If you weren’t the driver, the only way to reject a NIP is to give the police the driver’s name. Next, you should request a court hearing to contest the Notice of Intended Prosecution against a speeding fine.
In short, you can’t ‘reject’ a NIP. Only a court can decide whether the notice is valid or not!
There is likely to be photographic speeding camera evidence of your offence, so the likelihood of having a valid defence against the NIP and being successful at a court hearing is slim.
What happens if I was not driving when the offence was committed?
As mentioned, if you weren’t driving at the time of the offence, you must tell the police who was. Even as the registered keeper, this is a legal obligation you can’t ignore!
You have 28 days of the notice being posted to let the police know who was driving the vehicle when the alleged offence happened.
Note: It’s up to the registered keeper to find out who was driving when the offence was committed! You will face prosecution when you can’t provide the details because you don’t know. It’s one of the major vehicle owner’s responsibilities.
Lastly, a notice of intended prosecution. What Should I Do?
You should respond within the 28-day time limit to avoid prosecution. You can either pay or send in a not-guilty plea. If you pay, you won’t have to go to court. But if you plead not guilty, you will!
The police must issue the notice within 14 days.

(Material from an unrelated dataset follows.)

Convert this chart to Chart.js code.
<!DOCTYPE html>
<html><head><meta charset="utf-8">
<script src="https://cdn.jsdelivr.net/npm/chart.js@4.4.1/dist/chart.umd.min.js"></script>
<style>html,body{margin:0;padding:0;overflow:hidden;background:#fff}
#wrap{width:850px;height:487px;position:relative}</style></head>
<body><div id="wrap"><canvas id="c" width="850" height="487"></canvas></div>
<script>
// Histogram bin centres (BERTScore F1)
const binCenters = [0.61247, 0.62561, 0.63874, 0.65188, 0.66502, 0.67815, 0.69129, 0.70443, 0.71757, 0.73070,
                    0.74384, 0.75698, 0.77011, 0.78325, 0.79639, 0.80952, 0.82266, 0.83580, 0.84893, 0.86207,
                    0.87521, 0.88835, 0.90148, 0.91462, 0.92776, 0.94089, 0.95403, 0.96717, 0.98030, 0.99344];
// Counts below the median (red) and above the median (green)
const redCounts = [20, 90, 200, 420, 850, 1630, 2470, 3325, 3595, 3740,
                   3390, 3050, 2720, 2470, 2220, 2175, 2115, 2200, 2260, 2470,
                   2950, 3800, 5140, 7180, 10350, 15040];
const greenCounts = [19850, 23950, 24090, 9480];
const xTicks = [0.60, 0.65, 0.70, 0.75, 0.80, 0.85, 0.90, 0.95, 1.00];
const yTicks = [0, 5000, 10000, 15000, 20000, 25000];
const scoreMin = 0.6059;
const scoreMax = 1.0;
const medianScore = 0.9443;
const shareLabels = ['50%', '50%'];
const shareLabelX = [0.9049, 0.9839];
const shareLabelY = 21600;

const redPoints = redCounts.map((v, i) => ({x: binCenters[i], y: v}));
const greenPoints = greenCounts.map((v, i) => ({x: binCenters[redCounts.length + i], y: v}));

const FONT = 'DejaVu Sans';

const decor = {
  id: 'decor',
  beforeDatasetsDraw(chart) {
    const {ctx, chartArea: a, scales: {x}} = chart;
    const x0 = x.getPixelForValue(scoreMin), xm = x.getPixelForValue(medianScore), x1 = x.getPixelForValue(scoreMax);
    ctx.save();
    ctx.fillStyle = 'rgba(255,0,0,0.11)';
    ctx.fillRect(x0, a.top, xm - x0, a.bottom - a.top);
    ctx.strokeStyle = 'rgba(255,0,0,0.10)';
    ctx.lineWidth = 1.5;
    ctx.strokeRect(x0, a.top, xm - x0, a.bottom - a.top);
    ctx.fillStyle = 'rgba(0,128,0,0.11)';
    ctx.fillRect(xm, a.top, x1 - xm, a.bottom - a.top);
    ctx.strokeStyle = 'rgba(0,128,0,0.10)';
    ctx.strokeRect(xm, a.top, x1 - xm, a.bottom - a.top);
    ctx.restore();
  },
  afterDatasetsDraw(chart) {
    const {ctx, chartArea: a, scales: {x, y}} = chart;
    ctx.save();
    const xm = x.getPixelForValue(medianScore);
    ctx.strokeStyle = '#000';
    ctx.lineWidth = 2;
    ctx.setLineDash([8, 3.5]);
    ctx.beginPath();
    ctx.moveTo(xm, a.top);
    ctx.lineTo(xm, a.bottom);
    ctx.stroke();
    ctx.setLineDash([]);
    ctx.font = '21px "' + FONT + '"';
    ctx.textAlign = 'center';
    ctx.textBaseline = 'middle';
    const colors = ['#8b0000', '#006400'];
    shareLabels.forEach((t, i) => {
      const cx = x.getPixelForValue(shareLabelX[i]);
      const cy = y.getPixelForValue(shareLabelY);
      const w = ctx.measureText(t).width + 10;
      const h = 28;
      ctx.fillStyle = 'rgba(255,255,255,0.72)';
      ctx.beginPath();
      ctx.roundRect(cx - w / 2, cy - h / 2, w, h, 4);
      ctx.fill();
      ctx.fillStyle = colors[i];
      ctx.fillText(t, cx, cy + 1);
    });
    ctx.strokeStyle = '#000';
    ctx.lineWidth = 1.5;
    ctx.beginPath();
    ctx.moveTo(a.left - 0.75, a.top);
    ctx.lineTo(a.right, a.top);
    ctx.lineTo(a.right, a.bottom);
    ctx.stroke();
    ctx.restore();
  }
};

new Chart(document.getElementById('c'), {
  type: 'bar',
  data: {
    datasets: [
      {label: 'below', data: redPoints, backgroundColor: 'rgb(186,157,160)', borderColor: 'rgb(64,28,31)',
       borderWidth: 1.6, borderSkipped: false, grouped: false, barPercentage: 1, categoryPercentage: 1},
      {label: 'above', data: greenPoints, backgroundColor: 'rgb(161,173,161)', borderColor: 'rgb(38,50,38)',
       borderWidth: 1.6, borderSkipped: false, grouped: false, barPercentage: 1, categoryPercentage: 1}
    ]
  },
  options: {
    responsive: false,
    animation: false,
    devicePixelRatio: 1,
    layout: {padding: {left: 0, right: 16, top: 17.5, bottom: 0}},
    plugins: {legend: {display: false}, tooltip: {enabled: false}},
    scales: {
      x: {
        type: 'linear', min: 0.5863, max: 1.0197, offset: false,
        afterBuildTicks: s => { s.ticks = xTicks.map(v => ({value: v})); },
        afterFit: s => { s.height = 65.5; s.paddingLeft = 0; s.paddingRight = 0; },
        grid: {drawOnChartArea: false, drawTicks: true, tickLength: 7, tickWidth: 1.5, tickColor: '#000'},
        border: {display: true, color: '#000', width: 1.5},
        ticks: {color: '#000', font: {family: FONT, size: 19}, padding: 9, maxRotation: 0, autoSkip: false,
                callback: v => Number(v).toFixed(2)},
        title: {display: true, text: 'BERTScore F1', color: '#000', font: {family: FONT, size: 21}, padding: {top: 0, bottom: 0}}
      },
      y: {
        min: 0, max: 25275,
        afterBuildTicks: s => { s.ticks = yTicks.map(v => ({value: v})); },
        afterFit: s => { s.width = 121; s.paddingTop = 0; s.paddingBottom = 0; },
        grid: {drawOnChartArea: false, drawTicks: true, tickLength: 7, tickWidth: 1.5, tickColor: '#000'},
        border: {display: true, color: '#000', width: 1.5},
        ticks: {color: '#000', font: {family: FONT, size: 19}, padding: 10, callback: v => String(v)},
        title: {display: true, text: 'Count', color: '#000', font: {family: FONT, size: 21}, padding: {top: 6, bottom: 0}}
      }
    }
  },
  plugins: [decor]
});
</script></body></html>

But even if you get it later, you could still face prosecution.
In short, if you got a verbal notice from the police when they stopped you, don’t ignore things. The police can deal with the matter through a Single Justice Procedure Notice!
My advice? Never ignore a notice of intended prosecution because things quickly escalate when you do. Moreover, if you weren’t the driver when the offence happened, tell the police who was.